That night was not Sunday night against Memphis. The Lakers deficiencies were on display but could not be exploited by a Memphis team trying to find its way without Zach Randolph. The Lakers won 90-82 in another not very pretty basketball game. (We’re getting a lot of those early this season — thanks lockout!) The Lakers remain undefeated at Staples Center this season.

Things seem to be improving for the Lakers (now 6-4 on the season), they seem to be getting a grasp of what Mike Brown wants from them on offense. Kobe Bryant is getting the ball less in isolation and more in catch-and-shoot spots or in the post. They got the ball to Pau Gasol on the block because he had the mismatch (especially early against Dante Cunningham). All of that generated a lot of inside-out looks for the Lakers.

But then there were the turnovers — 27 of them. It allowed a lot of run-outs by the Grizzlies and 31 fast break points.

“A lot of our turnovers were unforced,” Lakers coach Mike Brown said postgame. “We talked to our guys and said ‘hey, you don’t have to keep making the home run play.’ And I thought we kept trying to make the home run play a few too many times.”

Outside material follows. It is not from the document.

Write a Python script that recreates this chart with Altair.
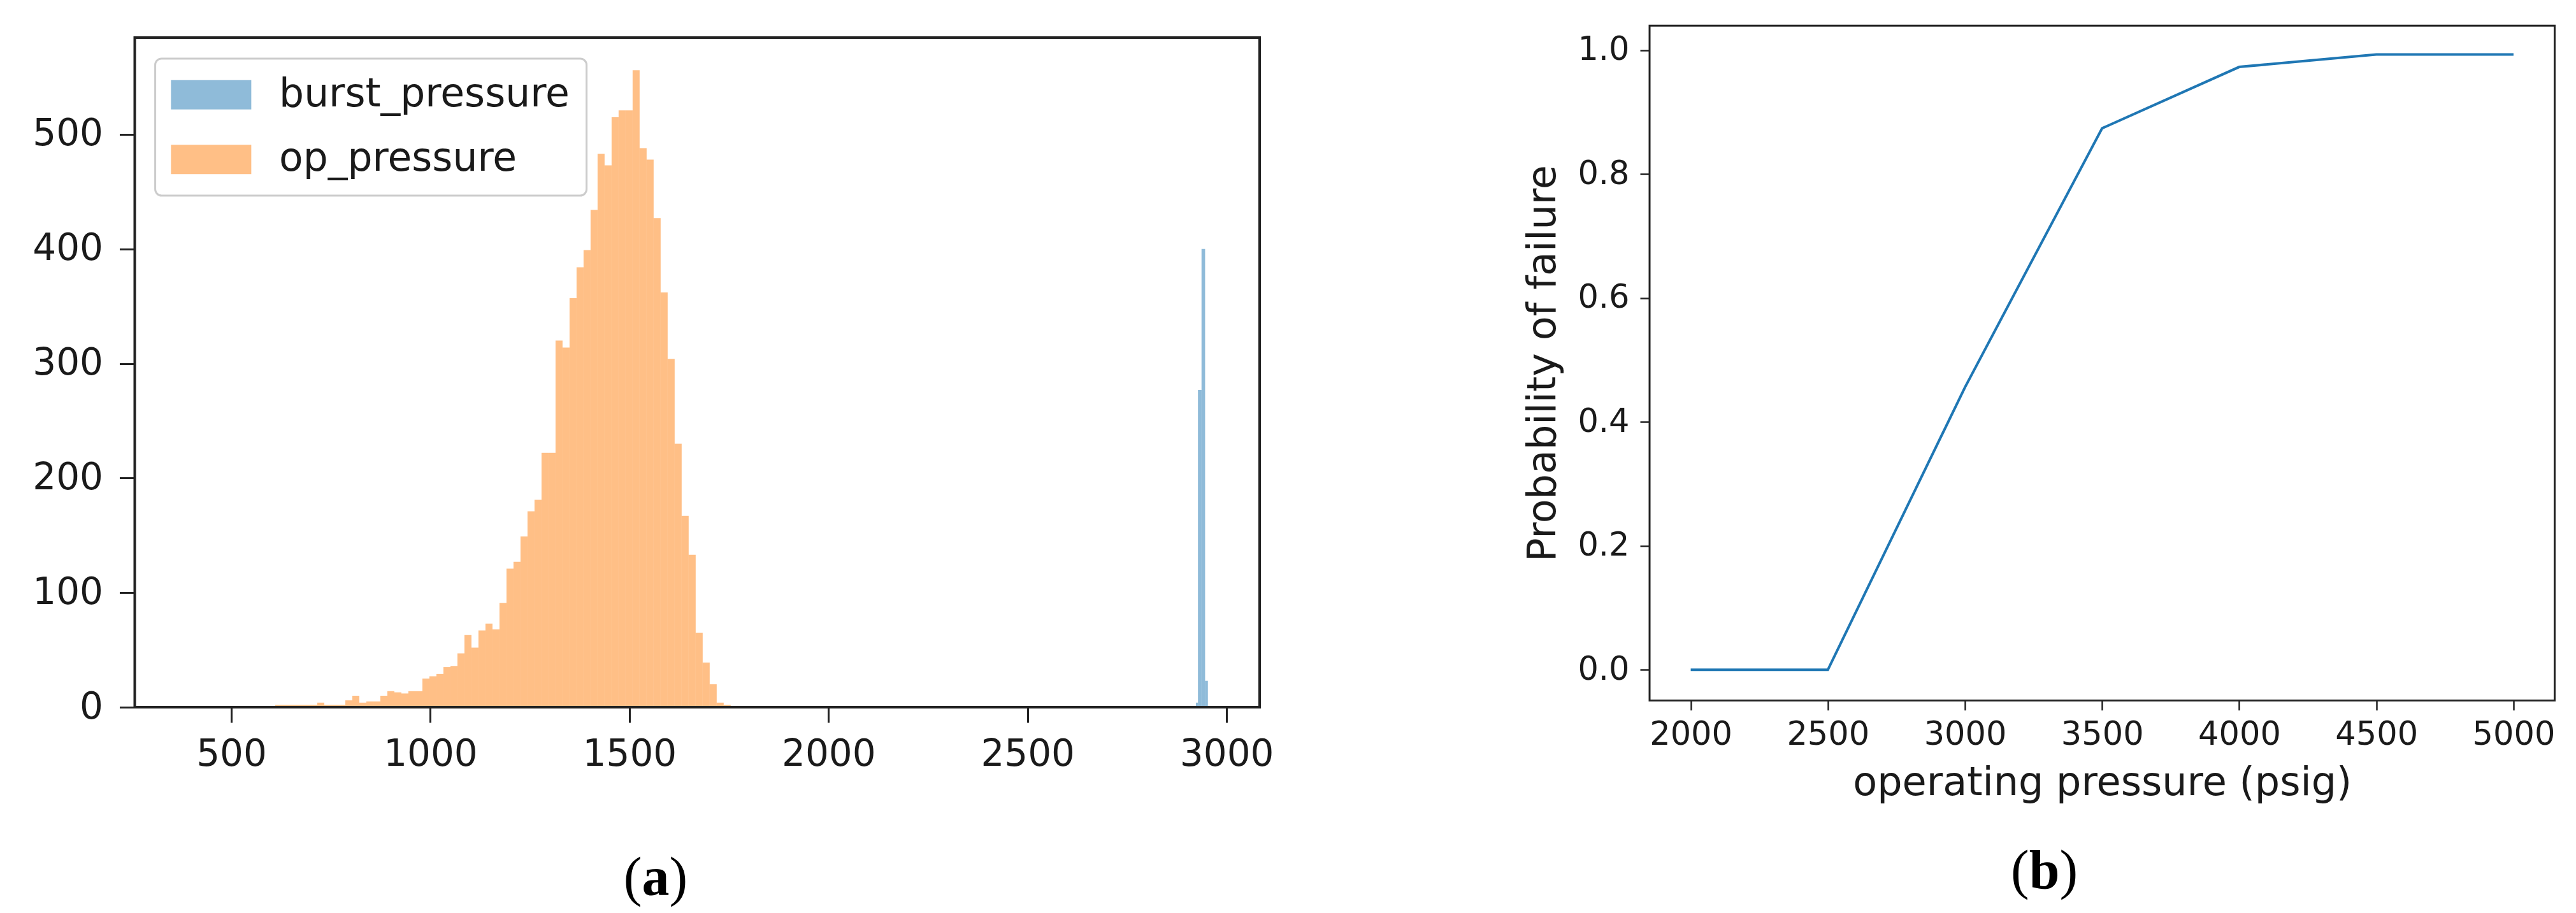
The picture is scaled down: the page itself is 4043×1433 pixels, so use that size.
import altair as alt
import pandas as pd

# ---------------- data: panel (a) histogram ----------------
series_names = ["burst_pressure", "op_pressure"]
series_colors = ["#1f77b4", "#ff7f0e"]

op_bin_start = 610.4
op_bin_width = 17.6
op_counts = [2, 2, 2, 2, 2, 2, 4, 2, 2, 2,
             6, 10, 4, 5, 5, 10, 14, 13, 12, 14,
             14, 25, 27, 29, 35, 36, 47, 63, 52, 67,
             73, 68, 91, 121, 127, 149, 171, 181, 222, 222,
             320, 314, 357, 384, 399, 434, 483, 473, 515, 521,
             521, 556, 488, 478, 427, 362, 304, 230, 167, 133,
             65, 39, 20, 4, 2]

burst_lo = [2923, 2928, 2937, 2946]
burst_hi = [2928, 2937, 2946, 2953]
burst_counts = [4, 277, 400, 23]

hist_x_limits = [257.5, 3083.0]
hist_y_limits = [0, 584.5]
hist_x_ticks = [500, 1000, 1500, 2000, 2500, 3000]
hist_y_ticks = [0, 100, 200, 300, 400, 500]

# ---------------- data: panel (b) line ----------------
op_pressure_psig = [2000, 2500, 3000, 3500, 4000, 4500, 5000]
prob_failure = [0.0, 0.0, 0.456, 0.874, 0.973, 0.993, 0.993]
pf_x_limits = [1850, 5150]
pf_y_limits = [-0.0497, 1.0397]
pf_x_ticks = [2000, 2500, 3000, 3500, 4000, 4500, 5000]
pf_y_ticks = [0.0, 0.2, 0.4, 0.6, 0.8, 1.0]

# ---------------- layout (pixels inside the chart) ----------------
W, H = 4027, 1417
A_X = [203.5, 1969.0]
A_Y = [1102.0, 51.0]
B_X = [2581.0, 4001.5]
B_Y = [1091.6, 32.2]

SANS = "DejaVu Sans"
SERIF = "Liberation Serif"
TXT = "#1a1a1a"
SPINE = "#222222"

rows = []
for lo, hi, c in zip(burst_lo, burst_hi, burst_counts):
    rows.append({"series": "burst_pressure", "lo": lo, "hi": hi, "count": c, "base": 0})
for i, c in enumerate(op_counts):
    lo = op_bin_start + i * op_bin_width
    rows.append({"series": "op_pressure", "lo": lo, "hi": lo + op_bin_width, "count": c, "base": 0})
hist_df = pd.DataFrame(rows)

ax_scale_a = alt.Scale(domain=hist_x_limits, range=A_X, nice=False, zero=False)
ay_scale_a = alt.Scale(domain=hist_y_limits, range=A_Y, nice=False, zero=False)
ax_scale_b = alt.Scale(domain=pf_x_limits, range=B_X, nice=False, zero=False)
ay_scale_b = alt.Scale(domain=pf_y_limits, range=B_Y, nice=False, zero=False)

# wide legend patch (126 x 46 px): unit path scaled by sqrt(size)/2 = 23
legend_shape = "M-2.74,-1H2.74V1H-2.74Z"

hist = alt.Chart(hist_df).mark_rect(fillOpacity=0.5, strokeWidth=0).encode(
    x=alt.X("lo:Q", scale=ax_scale_a,
            axis=alt.Axis(orient="bottom", offset=A_Y[0] - H, values=hist_x_ticks, format="d",
                          domain=False, grid=False, tickSize=24, tickWidth=3, tickColor=SPINE,
                          labelFont=SANS, labelFontSize=58, labelColor=TXT, labelPadding=21,
                          labelFlush=False, labelOverlap=False, title=None)),
    x2="hi:Q",
    y=alt.Y("count:Q", scale=ay_scale_a,
            axis=alt.Axis(orient="left", offset=-A_X[0], values=hist_y_ticks, format="d",
                          domain=False, grid=False, tickSize=24, tickWidth=3, tickColor=SPINE,
                          labelFont=SANS, labelFontSize=58, labelColor=TXT, labelPadding=26,
                          labelFlush=False, labelOverlap=False, title=None)),
    y2="base:Q",
    color=alt.Color("series:N",
                    scale=alt.Scale(domain=series_names, range=series_colors),
                    legend=alt.Legend(title=None, orient="none", legendX=235.6, legendY=84,
                                      direction="vertical", padding=26,
                                      fillColor="white", strokeColor="#cccccc",
                                      symbolType=legend_shape, symbolSize=2116,
                                      symbolOffset=31,
                                      symbolOpacity=0.5, symbolStrokeWidth=0,
                                      labelFont=SANS, labelFontSize=61.5, labelColor=TXT,
                                      labelOffset=76, labelLimit=2000)),
)

frame_a_df = pd.DataFrame({"x0": [hist_x_limits[0]], "x1": [hist_x_limits[1]],
                           "y0": [hist_y_limits[0]], "y1": [hist_y_limits[1]]})
frame_a = alt.Chart(frame_a_df).mark_rect(fillOpacity=0, stroke=SPINE, strokeWidth=4).encode(
    x=alt.X("x0:Q", scale=ax_scale_a, axis=None),
    x2="x1:Q",
    y=alt.Y("y0:Q", scale=ay_scale_a, axis=None),
    y2="y1:Q",
)

pf_df = pd.DataFrame({"pressure": op_pressure_psig, "pf": prob_failure})
line = alt.Chart(pf_df).mark_line(color="#1f77b4", strokeWidth=4).encode(
    x=alt.X("pressure:Q", scale=ax_scale_b,
            axis=alt.Axis(orient="bottom", offset=B_Y[0] - H, values=pf_x_ticks, format="d",
                          domain=False, grid=False, tickSize=15, tickWidth=2.5, tickColor=SPINE,
                          labelFont=SANS, labelFontSize=51, labelColor=TXT, labelPadding=13.5,
                          labelFlush=False, labelOverlap=False,
                          title="operating pressure (psig)", titleFont=SANS, titleFontSize=62,
                          titleFontWeight="normal", titleColor=TXT, titlePadding=20)),
    y=alt.Y("pf:Q", scale=ay_scale_b,
            axis=alt.Axis(orient="left", offset=-B_X[0], values=pf_y_ticks, format=".1f",
                          domain=False, grid=False, tickSize=15, tickWidth=2.5, tickColor=SPINE,
                          labelFont=SANS, labelFontSize=51, labelColor=TXT, labelPadding=17,
                          labelFlush=False, labelOverlap=False,
                          title="Probability of failure", titleFont=SANS, titleFontSize=62,
                          titleFontWeight="normal", titleColor=TXT, titlePadding=22)),
)

frame_b_df = pd.DataFrame({"x0": [pf_x_limits[0]], "x1": [pf_x_limits[1]],
                           "y0": [pf_y_limits[0]], "y1": [pf_y_limits[1]]})
frame_b = alt.Chart(frame_b_df).mark_rect(fillOpacity=0, stroke=SPINE, strokeWidth=3).encode(
    x=alt.X("x0:Q", scale=ax_scale_b, axis=None),
    x2="x1:Q",
    y=alt.Y("y0:Q", scale=ay_scale_b, axis=None),
    y2="y1:Q",
)

CAP_SIZE = 86


def caption(letter, cx, cy, half):
    base = alt.Chart(pd.DataFrame({"k": [0]}))
    left = base.mark_text(text="(", font=SERIF, fontSize=CAP_SIZE, align="right", baseline="middle",
                          color="black").encode(x=alt.value(cx - half), y=alt.value(cy))
    mid = base.mark_text(text=letter, font=SERIF, fontSize=CAP_SIZE, fontWeight="bold", align="center",
                         baseline="middle", color="black").encode(x=alt.value(cx), y=alt.value(cy))
    right = base.mark_text(text=")", font=SERIF, fontSize=CAP_SIZE, align="left", baseline="middle",
                           color="black").encode(x=alt.value(cx + half), y=alt.value(cy))
    return [left, mid, right]


layers = ([hist, frame_a, line, frame_b]
          + caption("a", 1021, 1370.5, 21.5)
          + caption("b", 3200.6, 1359.5, 24))

chart = alt.layer(*layers).resolve_scale(
    x="independent", y="independent"
).properties(
    width=W, height=H, padding=0,
    autosize=alt.AutoSizeParams(type="none"),
    background="white",
).configure_view(
    stroke=None
).configure_legend(
    strokeWidth=3, cornerRadius=10, rowPadding=38.5
)

chart.save("out.html", embed_options={"renderer": "svg", "actions": False})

He’s right. The Lakers tried more lob plays that that other team from Los Angeles, but with some horrid results.

The Lakers are improving but could still use someone to better organize the offense. Derek Fisher had five turnovers and while he is the starter he is no longer the closer at the point for this team. That is Steve Blake, who also had five turnovers (but 13 points and was 3-of-6 from beyond the arc).

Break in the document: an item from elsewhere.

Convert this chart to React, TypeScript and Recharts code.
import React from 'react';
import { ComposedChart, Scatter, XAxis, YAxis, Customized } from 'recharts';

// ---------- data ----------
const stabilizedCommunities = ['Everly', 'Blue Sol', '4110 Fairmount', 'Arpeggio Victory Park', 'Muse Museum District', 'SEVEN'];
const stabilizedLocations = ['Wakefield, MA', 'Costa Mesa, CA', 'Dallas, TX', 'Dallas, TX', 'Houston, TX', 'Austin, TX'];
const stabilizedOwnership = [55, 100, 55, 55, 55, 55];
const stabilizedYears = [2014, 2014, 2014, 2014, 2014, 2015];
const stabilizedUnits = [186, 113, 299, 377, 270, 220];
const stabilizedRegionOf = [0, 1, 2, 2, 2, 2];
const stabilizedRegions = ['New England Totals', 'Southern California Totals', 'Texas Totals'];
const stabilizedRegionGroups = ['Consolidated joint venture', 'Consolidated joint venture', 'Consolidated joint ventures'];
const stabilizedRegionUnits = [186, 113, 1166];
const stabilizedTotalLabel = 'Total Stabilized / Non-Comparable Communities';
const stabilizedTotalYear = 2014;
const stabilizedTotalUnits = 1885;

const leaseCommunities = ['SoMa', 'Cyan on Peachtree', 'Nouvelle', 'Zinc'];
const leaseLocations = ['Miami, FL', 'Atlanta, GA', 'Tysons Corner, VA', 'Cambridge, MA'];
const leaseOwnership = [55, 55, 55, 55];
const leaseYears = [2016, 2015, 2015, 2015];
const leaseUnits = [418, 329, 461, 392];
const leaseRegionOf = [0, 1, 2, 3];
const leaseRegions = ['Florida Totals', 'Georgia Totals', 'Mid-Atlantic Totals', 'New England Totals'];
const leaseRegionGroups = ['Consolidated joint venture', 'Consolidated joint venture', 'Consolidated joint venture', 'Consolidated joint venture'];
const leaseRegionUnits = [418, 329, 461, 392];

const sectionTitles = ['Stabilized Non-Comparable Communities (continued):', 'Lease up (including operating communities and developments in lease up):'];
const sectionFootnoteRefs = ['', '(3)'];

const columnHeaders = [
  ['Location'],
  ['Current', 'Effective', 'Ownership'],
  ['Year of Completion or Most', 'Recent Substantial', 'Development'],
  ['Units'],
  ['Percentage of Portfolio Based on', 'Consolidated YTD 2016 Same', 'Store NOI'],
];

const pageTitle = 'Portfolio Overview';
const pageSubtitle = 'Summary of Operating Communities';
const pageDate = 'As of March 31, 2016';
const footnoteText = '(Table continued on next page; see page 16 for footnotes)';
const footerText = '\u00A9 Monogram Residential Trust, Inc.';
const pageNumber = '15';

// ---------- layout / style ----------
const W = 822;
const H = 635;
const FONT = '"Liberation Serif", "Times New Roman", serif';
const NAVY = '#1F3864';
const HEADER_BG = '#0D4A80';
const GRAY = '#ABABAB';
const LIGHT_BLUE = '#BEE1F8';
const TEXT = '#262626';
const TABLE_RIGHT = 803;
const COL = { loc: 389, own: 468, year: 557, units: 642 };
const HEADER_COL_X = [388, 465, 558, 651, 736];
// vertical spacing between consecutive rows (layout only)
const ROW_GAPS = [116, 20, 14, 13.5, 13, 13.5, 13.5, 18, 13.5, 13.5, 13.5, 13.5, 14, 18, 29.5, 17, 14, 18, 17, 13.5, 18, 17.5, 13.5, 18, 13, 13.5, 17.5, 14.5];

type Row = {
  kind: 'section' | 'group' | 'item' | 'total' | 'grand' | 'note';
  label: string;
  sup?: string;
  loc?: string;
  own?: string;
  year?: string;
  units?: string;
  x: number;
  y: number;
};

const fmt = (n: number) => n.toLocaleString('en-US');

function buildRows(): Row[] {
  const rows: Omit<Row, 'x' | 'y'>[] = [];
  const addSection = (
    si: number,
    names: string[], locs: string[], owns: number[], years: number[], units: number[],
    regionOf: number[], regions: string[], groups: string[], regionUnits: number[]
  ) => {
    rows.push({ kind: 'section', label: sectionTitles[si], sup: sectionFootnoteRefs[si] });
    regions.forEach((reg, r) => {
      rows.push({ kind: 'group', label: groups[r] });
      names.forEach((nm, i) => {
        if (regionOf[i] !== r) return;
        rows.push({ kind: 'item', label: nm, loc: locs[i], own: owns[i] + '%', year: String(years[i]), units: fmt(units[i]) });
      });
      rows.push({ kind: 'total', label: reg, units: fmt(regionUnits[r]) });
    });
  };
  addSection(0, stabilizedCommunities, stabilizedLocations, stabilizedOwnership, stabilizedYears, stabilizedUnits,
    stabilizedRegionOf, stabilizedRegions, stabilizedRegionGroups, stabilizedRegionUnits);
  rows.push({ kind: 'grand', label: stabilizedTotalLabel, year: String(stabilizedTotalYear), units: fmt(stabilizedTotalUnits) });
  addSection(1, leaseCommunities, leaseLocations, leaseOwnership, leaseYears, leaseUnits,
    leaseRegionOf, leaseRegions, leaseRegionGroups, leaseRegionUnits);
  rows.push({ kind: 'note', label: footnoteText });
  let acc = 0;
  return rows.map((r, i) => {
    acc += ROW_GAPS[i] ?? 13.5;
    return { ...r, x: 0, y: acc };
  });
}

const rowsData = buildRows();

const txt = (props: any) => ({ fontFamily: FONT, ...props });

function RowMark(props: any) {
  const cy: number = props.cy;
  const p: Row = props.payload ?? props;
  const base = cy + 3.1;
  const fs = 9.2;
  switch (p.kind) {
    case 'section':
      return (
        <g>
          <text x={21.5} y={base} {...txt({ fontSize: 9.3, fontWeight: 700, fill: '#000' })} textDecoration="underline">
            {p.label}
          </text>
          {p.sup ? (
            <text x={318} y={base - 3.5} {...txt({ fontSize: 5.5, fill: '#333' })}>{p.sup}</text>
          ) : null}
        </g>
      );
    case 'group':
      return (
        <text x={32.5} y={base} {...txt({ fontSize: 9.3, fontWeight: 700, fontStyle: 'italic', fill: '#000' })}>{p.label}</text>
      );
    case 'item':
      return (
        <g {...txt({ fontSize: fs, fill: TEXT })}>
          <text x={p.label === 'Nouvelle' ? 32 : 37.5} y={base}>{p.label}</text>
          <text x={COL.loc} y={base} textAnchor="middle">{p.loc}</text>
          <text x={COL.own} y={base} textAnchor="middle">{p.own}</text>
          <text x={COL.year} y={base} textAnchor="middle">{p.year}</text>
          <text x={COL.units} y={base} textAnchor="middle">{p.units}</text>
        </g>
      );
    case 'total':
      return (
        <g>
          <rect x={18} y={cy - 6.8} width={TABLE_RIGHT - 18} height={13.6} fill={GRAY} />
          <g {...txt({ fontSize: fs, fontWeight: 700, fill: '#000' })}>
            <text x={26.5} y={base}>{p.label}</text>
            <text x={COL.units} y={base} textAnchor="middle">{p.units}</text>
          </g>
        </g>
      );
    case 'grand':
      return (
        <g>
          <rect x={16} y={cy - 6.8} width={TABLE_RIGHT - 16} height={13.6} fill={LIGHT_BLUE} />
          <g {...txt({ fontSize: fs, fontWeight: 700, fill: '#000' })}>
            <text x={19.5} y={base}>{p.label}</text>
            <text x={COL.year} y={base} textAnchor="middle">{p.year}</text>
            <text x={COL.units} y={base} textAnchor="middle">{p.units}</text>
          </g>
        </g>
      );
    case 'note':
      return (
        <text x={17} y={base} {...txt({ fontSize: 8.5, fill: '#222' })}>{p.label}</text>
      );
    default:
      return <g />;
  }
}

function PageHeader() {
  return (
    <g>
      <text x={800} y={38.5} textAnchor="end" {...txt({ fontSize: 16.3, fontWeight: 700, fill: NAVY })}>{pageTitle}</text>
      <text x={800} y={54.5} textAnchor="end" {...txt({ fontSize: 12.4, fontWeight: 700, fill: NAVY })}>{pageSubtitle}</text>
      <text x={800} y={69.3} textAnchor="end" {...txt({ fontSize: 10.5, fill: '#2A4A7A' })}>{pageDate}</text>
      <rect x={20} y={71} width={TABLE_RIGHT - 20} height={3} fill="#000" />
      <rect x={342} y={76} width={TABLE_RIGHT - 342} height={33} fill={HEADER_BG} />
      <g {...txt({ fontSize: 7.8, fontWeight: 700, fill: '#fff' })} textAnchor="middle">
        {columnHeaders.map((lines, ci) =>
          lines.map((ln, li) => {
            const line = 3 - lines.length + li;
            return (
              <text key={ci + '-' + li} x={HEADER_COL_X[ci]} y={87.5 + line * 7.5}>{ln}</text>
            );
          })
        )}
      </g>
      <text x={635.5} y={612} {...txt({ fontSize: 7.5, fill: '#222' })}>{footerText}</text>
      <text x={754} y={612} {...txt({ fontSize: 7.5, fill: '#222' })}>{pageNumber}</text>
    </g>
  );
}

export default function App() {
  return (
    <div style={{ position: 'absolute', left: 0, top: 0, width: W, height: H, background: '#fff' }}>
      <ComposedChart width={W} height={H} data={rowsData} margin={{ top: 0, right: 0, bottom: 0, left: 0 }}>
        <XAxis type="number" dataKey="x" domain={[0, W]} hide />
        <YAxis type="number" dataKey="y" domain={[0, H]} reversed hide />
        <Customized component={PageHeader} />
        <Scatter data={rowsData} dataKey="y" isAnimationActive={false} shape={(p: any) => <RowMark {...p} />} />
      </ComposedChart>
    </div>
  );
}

Maybe the Lakers should let Pau Gasol play point guard.

(After the game, when asked about his Ricky Rubio-like pass, Gasol said “he got all his moves from me.”)

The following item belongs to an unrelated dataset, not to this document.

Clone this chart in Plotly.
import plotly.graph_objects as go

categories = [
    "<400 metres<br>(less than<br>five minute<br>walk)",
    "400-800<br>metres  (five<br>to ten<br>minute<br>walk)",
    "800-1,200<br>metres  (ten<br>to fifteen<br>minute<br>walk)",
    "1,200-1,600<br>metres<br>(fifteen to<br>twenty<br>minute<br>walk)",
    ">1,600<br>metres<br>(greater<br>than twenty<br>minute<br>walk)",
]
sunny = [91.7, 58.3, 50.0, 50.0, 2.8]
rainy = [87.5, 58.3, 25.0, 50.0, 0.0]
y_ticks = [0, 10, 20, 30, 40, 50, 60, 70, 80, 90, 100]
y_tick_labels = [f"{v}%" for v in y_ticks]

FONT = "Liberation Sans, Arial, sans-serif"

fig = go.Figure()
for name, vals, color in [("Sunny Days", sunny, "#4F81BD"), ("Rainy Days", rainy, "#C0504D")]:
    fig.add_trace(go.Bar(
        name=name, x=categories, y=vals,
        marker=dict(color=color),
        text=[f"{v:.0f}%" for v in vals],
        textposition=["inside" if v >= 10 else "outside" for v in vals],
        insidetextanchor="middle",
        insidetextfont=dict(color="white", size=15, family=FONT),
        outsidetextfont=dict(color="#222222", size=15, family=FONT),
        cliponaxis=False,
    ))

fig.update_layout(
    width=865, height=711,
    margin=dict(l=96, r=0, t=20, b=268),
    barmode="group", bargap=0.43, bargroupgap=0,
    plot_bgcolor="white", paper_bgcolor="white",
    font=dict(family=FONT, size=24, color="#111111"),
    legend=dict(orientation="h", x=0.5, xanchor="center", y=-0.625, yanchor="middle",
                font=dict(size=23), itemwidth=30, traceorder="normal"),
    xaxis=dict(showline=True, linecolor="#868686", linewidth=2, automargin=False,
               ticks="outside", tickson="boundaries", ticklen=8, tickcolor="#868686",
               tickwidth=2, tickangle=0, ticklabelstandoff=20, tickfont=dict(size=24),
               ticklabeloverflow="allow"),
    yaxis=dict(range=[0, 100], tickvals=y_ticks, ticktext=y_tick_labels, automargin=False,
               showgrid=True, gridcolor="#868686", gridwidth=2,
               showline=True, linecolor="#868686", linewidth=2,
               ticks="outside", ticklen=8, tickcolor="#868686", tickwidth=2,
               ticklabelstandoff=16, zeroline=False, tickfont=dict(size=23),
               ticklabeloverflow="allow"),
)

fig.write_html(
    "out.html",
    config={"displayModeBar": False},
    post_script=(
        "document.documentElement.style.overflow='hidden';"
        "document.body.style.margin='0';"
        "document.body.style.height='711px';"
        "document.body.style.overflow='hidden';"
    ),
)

The Lakers depth also was an issue. Metta World Peace played just 12 minutes. The Lakers had a unit on the floor of Blake, rookie Andrew Goudelock, World Peace, Troy Murphy and Andrew Bynum and they could not generate any offense. Memphis went on a run against that unit and cut the deficit to four early in the fourth. Brown responded with his starters and got the win.

Memphis will miss Randolph inside in every game, but particularly against the Lakers length. Memphis lived on the perimeter and when they did go inside Marc Gasol was 0-for-8 on the night.

“We definitely settled for jump shots a lot more than we usually do,” Rudy Gay said. “You know it’s hard to win like that… Every one knows (the Lakers) are not only tall, but they are the longest team in the league. It’s tough playing against them. They frustrate a lot of people.”

The one bright spot for Memphis was the play of Marreese Speights, who had 17 points and 7 rebounds, helping counter the Lakers size. He’s not exactly the most gifted athlete on the floor, but he’s a big guy who worked hard and even showed off a nice little midrange at points. He’s not Zach Randolph, but he can give them solid minutes until Z-Bo returns (then off the bench after that).

Finally, I could have sworn I saw Troy Murphy on a run out fast break. Then later put the ball on the floor and drive the lane for the dunk. Clearly the water in the media room at Staples Center was spiked.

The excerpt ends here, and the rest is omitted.